● Given problem
Return exactly the lines that run from the beginning through the line containing "const FINE_01_STEP = 4;", both included, and no others.

● Information shown
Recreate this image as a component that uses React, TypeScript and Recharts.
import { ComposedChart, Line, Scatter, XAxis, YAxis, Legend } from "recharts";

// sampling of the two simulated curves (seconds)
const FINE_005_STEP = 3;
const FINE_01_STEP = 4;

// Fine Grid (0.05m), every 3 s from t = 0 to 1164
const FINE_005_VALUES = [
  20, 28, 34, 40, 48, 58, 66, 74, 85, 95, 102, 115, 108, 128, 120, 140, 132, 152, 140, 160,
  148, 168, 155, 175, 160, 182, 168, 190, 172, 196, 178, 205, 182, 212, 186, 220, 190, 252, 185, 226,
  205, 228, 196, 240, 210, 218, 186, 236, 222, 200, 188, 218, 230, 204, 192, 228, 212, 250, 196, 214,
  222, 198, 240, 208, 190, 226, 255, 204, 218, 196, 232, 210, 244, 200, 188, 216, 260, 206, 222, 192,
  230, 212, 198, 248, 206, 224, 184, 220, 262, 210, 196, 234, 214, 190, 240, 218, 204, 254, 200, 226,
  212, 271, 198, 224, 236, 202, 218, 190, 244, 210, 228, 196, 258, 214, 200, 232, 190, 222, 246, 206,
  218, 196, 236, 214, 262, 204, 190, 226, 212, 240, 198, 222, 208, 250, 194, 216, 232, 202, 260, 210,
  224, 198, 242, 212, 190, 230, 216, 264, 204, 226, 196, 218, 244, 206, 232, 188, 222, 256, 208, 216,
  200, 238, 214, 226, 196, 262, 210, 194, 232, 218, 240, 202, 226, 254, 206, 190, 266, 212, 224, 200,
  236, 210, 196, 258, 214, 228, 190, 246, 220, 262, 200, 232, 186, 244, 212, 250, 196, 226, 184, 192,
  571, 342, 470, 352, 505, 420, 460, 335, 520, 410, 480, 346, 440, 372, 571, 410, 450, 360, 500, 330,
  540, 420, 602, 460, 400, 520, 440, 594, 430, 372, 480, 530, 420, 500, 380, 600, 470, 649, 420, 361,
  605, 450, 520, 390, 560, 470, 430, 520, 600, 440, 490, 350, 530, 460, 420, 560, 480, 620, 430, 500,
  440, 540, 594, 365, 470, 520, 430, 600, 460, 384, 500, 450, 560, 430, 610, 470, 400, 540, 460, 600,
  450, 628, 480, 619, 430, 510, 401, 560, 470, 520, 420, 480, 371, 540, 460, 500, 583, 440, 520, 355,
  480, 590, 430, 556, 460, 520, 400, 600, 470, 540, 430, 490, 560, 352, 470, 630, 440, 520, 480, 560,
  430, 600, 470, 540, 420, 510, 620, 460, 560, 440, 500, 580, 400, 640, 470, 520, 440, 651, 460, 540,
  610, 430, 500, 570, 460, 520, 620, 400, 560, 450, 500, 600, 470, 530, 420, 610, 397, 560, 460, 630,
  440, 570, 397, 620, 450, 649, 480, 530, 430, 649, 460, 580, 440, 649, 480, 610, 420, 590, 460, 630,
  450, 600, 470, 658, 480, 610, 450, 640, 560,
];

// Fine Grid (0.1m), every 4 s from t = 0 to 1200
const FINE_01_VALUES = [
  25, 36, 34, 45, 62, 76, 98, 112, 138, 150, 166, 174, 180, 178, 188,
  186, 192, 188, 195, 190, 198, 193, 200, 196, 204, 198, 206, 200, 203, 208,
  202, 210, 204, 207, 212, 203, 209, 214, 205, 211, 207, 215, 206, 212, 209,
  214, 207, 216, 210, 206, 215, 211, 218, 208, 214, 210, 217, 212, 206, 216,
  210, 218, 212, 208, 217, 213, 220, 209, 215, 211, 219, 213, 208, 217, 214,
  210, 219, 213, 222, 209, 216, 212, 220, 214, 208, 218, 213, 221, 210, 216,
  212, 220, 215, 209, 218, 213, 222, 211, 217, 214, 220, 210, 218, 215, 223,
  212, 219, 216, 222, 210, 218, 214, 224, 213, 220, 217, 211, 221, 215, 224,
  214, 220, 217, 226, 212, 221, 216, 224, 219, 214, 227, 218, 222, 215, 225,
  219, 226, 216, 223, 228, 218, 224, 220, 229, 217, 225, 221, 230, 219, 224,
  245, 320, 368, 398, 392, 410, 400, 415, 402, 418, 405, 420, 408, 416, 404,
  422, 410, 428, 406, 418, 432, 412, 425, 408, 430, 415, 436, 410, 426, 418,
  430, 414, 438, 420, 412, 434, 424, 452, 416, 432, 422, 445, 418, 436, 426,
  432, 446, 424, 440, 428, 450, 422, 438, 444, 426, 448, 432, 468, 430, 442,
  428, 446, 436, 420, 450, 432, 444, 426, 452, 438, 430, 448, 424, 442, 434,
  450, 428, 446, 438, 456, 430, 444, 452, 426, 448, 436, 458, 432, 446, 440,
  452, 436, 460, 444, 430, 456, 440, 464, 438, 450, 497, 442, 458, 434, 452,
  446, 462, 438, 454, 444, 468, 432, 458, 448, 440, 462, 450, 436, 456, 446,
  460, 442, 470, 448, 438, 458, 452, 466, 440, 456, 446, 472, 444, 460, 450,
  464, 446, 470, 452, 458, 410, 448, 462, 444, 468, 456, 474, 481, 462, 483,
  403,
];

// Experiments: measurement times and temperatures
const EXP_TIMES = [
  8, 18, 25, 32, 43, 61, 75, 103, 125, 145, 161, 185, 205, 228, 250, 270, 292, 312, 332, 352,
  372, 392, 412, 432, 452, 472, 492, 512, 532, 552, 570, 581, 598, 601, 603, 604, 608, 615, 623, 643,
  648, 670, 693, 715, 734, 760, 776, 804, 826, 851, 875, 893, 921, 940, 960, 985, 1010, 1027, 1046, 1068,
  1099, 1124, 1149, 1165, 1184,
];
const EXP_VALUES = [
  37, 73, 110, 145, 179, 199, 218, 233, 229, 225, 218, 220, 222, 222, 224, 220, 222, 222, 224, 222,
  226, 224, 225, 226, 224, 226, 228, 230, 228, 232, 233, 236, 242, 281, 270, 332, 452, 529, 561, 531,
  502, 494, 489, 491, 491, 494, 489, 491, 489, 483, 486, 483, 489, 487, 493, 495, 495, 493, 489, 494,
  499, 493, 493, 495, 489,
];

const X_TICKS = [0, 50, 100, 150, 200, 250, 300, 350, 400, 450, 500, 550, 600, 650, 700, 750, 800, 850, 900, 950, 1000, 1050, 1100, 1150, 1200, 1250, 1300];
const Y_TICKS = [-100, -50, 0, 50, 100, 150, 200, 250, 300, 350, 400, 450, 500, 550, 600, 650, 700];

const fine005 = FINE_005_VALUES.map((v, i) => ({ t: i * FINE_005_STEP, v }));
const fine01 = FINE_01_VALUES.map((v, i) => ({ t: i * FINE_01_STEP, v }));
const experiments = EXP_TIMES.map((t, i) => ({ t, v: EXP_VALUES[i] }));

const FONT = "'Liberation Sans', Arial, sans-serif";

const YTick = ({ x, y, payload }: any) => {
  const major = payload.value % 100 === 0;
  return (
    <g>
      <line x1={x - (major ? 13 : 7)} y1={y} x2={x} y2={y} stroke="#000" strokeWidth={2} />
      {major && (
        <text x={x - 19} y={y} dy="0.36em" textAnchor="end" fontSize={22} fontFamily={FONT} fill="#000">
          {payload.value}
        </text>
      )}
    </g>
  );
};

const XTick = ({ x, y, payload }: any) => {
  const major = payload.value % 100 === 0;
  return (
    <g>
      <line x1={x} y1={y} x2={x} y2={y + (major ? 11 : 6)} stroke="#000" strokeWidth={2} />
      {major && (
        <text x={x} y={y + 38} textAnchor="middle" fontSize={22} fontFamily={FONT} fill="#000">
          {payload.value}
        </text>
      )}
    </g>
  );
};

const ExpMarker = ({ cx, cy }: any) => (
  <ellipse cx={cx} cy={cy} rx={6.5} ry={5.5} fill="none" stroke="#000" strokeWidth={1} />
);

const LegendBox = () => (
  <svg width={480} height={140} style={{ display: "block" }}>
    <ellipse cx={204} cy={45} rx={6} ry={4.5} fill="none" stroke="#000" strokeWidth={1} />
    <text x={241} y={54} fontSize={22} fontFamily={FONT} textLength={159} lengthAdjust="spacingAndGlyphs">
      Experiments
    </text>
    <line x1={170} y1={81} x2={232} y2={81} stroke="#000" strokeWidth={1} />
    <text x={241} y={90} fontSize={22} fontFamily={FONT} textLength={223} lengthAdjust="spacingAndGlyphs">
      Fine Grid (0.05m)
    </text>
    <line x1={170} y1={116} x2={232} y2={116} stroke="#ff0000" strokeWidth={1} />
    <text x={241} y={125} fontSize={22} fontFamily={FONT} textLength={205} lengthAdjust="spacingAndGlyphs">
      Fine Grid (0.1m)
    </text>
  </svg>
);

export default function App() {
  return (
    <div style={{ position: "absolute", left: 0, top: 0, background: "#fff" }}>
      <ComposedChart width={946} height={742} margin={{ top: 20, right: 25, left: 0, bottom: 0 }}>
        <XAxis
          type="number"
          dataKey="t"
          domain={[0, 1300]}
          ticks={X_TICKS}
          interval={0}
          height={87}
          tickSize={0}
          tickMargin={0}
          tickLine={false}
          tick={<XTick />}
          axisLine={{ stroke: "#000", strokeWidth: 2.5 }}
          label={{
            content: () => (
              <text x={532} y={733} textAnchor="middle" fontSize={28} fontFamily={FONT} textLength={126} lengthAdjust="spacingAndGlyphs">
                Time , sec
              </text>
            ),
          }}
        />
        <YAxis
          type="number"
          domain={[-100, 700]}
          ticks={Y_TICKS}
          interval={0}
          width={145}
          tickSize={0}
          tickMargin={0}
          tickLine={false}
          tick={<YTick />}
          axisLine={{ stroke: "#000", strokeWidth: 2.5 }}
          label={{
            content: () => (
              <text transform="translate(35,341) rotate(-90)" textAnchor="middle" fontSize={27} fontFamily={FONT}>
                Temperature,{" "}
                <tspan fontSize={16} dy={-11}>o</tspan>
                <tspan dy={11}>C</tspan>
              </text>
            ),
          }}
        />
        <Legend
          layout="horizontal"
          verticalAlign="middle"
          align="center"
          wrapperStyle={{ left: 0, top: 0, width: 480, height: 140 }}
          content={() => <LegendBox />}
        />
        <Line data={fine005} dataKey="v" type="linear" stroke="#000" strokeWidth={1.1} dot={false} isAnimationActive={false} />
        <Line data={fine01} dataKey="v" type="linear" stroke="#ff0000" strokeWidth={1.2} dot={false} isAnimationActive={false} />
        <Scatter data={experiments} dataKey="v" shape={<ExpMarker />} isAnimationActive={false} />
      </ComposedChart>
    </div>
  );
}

● Solution to this problem
Recreate this image as a component that uses React, TypeScript and Recharts.
import { ComposedChart, Line, Scatter, XAxis, YAxis, Legend } from "recharts";

// sampling of the two simulated curves (seconds)
const FINE_005_STEP = 3;
const FINE_01_STEP = 4;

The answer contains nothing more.